## Exercise
Leave out the pictures and reproduce all of the data exactly.

## Material provided
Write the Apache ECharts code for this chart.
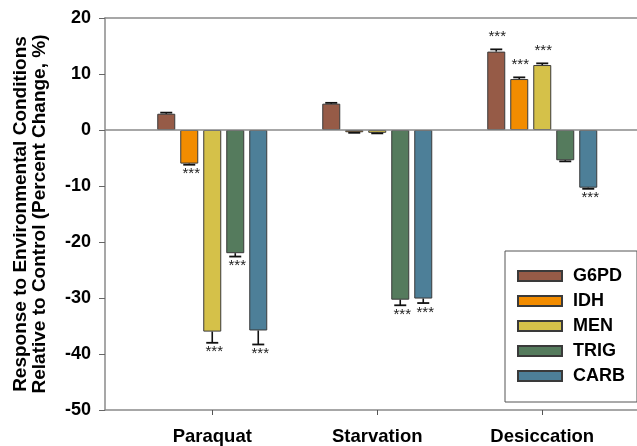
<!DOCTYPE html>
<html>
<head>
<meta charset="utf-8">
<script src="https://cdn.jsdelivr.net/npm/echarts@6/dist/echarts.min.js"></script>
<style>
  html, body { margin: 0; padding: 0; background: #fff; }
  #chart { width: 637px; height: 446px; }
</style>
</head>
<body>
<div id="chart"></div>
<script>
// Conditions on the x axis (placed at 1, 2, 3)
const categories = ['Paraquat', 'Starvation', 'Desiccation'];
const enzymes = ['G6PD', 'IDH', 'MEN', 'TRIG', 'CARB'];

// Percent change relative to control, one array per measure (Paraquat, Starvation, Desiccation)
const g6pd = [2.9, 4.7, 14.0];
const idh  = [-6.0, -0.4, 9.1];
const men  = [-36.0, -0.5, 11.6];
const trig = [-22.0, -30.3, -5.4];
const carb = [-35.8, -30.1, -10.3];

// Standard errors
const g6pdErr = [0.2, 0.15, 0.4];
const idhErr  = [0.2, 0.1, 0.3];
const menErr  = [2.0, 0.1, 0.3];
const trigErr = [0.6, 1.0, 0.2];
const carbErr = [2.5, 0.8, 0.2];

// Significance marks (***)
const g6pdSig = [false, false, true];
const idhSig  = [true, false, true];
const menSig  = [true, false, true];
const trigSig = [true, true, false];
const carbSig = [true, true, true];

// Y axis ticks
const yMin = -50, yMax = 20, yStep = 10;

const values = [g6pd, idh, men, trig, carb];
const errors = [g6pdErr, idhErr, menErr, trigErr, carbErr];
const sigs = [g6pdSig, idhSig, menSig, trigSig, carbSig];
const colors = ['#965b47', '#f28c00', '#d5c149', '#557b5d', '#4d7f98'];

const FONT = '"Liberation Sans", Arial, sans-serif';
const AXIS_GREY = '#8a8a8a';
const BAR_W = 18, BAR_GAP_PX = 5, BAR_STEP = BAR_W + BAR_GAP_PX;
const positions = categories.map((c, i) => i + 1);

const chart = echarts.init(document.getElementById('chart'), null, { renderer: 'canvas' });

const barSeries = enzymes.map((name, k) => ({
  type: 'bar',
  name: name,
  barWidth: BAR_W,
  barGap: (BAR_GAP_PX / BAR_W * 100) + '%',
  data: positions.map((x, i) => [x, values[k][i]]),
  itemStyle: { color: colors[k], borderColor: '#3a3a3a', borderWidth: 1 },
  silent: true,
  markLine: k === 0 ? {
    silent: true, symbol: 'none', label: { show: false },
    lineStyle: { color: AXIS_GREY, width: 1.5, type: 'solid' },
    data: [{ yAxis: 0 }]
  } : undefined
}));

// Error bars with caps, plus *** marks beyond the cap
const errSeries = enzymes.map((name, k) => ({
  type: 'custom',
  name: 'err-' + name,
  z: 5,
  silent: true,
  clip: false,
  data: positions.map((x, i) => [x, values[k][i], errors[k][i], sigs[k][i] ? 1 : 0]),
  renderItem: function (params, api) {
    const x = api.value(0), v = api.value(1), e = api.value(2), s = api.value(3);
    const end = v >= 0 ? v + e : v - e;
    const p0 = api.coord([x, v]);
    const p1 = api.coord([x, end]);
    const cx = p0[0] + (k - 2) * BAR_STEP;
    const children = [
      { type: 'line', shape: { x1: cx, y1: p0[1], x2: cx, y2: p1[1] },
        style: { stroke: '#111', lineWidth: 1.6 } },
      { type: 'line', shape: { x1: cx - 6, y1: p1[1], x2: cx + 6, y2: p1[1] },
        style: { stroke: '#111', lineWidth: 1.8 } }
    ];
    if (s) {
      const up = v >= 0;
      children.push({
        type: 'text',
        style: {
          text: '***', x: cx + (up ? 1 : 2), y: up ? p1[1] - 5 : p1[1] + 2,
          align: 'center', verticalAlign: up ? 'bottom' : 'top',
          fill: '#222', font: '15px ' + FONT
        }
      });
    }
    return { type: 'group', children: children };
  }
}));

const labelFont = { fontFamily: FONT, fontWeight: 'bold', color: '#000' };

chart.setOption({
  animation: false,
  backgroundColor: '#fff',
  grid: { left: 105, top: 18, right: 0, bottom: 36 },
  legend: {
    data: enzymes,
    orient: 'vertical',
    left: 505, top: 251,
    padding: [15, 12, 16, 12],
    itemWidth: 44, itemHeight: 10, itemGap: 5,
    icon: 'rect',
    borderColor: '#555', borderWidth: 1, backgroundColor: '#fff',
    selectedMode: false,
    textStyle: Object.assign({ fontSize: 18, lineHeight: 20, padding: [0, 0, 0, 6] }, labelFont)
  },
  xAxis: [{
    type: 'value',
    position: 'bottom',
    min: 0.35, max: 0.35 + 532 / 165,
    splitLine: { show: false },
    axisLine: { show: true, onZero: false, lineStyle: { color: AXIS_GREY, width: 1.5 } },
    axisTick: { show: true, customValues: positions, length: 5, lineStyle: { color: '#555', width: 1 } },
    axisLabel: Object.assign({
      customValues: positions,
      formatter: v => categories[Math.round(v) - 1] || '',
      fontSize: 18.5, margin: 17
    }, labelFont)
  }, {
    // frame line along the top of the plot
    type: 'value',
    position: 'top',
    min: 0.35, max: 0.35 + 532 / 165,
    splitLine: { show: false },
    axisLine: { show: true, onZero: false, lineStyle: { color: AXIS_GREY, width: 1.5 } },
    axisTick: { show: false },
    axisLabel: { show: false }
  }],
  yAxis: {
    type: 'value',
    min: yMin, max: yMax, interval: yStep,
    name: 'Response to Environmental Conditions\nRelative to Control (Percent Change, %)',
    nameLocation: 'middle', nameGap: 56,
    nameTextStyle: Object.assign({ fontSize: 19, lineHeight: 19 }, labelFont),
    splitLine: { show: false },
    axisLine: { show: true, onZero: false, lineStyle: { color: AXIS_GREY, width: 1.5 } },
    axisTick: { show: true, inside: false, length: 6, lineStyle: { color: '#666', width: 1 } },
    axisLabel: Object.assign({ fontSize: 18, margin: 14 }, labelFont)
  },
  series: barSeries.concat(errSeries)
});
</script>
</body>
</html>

## Output below
Write the Apache ECharts code for this chart.
<!DOCTYPE html>
<html>
<head>
<meta charset="utf-8">
<script src="https://cdn.jsdelivr.net/npm/echarts@6/dist/echarts.min.js"></script>
<style>
  html, body { margin: 0; padding: 0; background: #fff; }
  #chart { width: 637px; height: 446px; }
</style>
</head>
<body>
<div id="chart"></div>
<script>
// Conditions on the x axis (placed at 1, 2, 3)
const categories = ['Paraquat', 'Starvation', 'Desiccation'];
const enzymes = ['G6PD', 'IDH', 'MEN', 'TRIG', 'CARB'];

// Percent change relative to control, one array per measure (Paraquat, Starvation, Desiccation)
const g6pd = [2.9, 4.7, 14.0];
const idh  = [-6.0, -0.4, 9.1];
const men  = [-36.0, -0.5, 11.6];
const trig = [-22.0, -30.3, -5.4];
const carb = [-35.8, -30.1, -10.3];

// Standard errors
const g6pdErr = [0.2, 0.15, 0.4];
const idhErr  = [0.2, 0.1, 0.3];
const menErr  = [2.0, 0.1, 0.3];
const trigErr = [0.6, 1.0, 0.2];
const carbErr = [2.5, 0.8, 0.2];

// Significance marks (***)
const g6pdSig = [false, false, true];
const idhSig  = [true, false, true];
const menSig  = [true, false, true];
const trigSig = [true, true, false];
const carbSig = [true, true, true];

// Y axis ticks
const yMin = -50, yMax = 20, yStep = 10;

const values = [g6pd, idh, men, trig, carb];
const errors = [g6pdErr, idhErr, menErr, trigErr, carbErr];
const sigs = [g6pdSig, idhSig, menSig, trigSig, carbSig];
const colors = ['#965b47', '#f28c00', '#d5c149', '#557b5d', '#4d7f98'];

const FONT = '"Liberation Sans", Arial, sans-serif';
const AXIS_GREY = '#8a8a8a';
const BAR_W = 18, BAR_GAP_PX = 5, BAR_STEP = BAR_W + BAR_GAP_PX;
const positions = categories.map((c, i) => i + 1);

const chart = echarts.init(document.getElementById('chart'), null, { renderer: 'canvas' });

const barSeries = enzymes.map((name, k) => ({
  type: 'bar',
  name: name,
  barWidth: BAR_W,
  barGap: (BAR_GAP_PX / BAR_W * 100) + '%',
  data: positions.map((x, i) => [x, values[k][i]]),
  itemStyle: { color: colors[k], borderColor: '#3a3a3a', borderWidth: 1 },
  silent: true,
  markLine: k === 0 ? {
    silent: true, symbol: 'none', label: { show: false },
    lineStyle: { color: AXIS_GREY, width: 1.5, type: 'solid' },
    data: [{ yAxis: 0 }]
  } : undefined
}));

// Error bars with caps, plus *** marks beyond the cap
const errSeries = enzymes.map((name, k) => ({
  type: 'custom',
  name: 'err-' + name,
  z: 5,
  silent: true,
  clip: false,
  data: positions.map((x, i) => [x, values[k][i], errors[k][i], sigs[k][i] ? 1 : 0]),
  renderItem: function (params, api) {
    const x = api.value(0), v = api.value(1), e = api.value(2), s = api.value(3);
    const end = v >= 0 ? v + e : v - e;
    const p0 = api.coord([x, v]);
    const p1 = api.coord([x, end]);
    const cx = p0[0] + (k - 2) * BAR_STEP;
    const children = [
      { type: 'line', shape: { x1: cx, y1: p0[1], x2: cx, y2: p1[1] },
        style: { stroke: '#111', lineWidth: 1.6 } },
      { type: 'line', shape: { x1: cx - 6, y1: p1[1], x2: cx + 6, y2: p1[1] },
        style: { stroke: '#111', lineWidth: 1.8 } }
    ];
    if (s) {
      const up = v >= 0;
      children.push({
        type: 'text',
        style: {
          text: '***', x: cx + (up ? 1 : 2), y: up ? p1[1] - 5 : p1[1] + 2,
          align: 'center', verticalAlign: up ? 'bottom' : 'top',
          fill: '#222', font: '15px ' + FONT
        }
      });
    }
    return { type: 'group', children: children };
  }
}));

const labelFont = { fontFamily: FONT, fontWeight: 'bold', color: '#000' };

chart.setOption({
  animation: false,
  backgroundColor: '#fff',
  grid: { left: 105, top: 18, right: 0, bottom: 36 },
  legend: {
    data: enzymes,
    orient: 'vertical',
    left: 505, top: 251,
    padding: [15, 12, 16, 12],
    itemWidth: 44, itemHeight: 10, itemGap: 5,
    icon: 'rect',
    borderColor: '#555', borderWidth: 1, backgroundColor: '#fff',
    selectedMode: false,
    textStyle: Object.assign({ fontSize: 18, lineHeight: 20, padding: [0, 0, 0, 6] }, labelFont)
  },
  xAxis: [{
    type: 'value',
    position: 'bottom',
    min: 0.35, max: 0.35 + 532 / 165,
    splitLine: { show: false },
    axisLine: { show: true, onZero: false, lineStyle: { color: AXIS_GREY, width: 1.5 } },
    axisTick: { show: true, customValues: positions, length: 5, lineStyle: { color: '#555', width: 1 } },
    axisLabel: Object.assign({
      customValues: positions,
      formatter: v => categories[Math.round(v) - 1] || '',
      fontSize: 18.5, margin: 17
    }, labelFont)
  }, {
    // frame line along the top of the plot
    type: 'value',
    position: 'top',
    min: 0.35, max: 0.35 + 532 / 165,
    splitLine: { show: false },
    axisLine: { show: true, onZero: false, lineStyle: { color: AXIS_GREY, width: 1.5 } },
    axisTick: { show: false },
    axisLabel: { show: false }
  }],
  yAxis: {
    type: 'value',
    min: yMin, max: yMax, interval: yStep,
    name: 'Response to Environmental Conditions\nRelative to Control (Percent Change, %)',
    nameLocation: 'middle', nameGap: 56,
    nameTextStyle: Object.assign({ fontSize: 19, lineHeight: 19 }, labelFont),
    splitLine: { show: false },
    axisLine: { show: true, onZero: false, lineStyle: { color: AXIS_GREY, width: 1.5 } },
    axisTick: { show: true, inside: false, length: 6, lineStyle: { color: '#666', width: 1 } },
    axisLabel: Object.assign({ fontSize: 18, margin: 14 }, labelFont)
  },
  series: barSeries.concat(errSeries)
});
</script>
</body>
</html>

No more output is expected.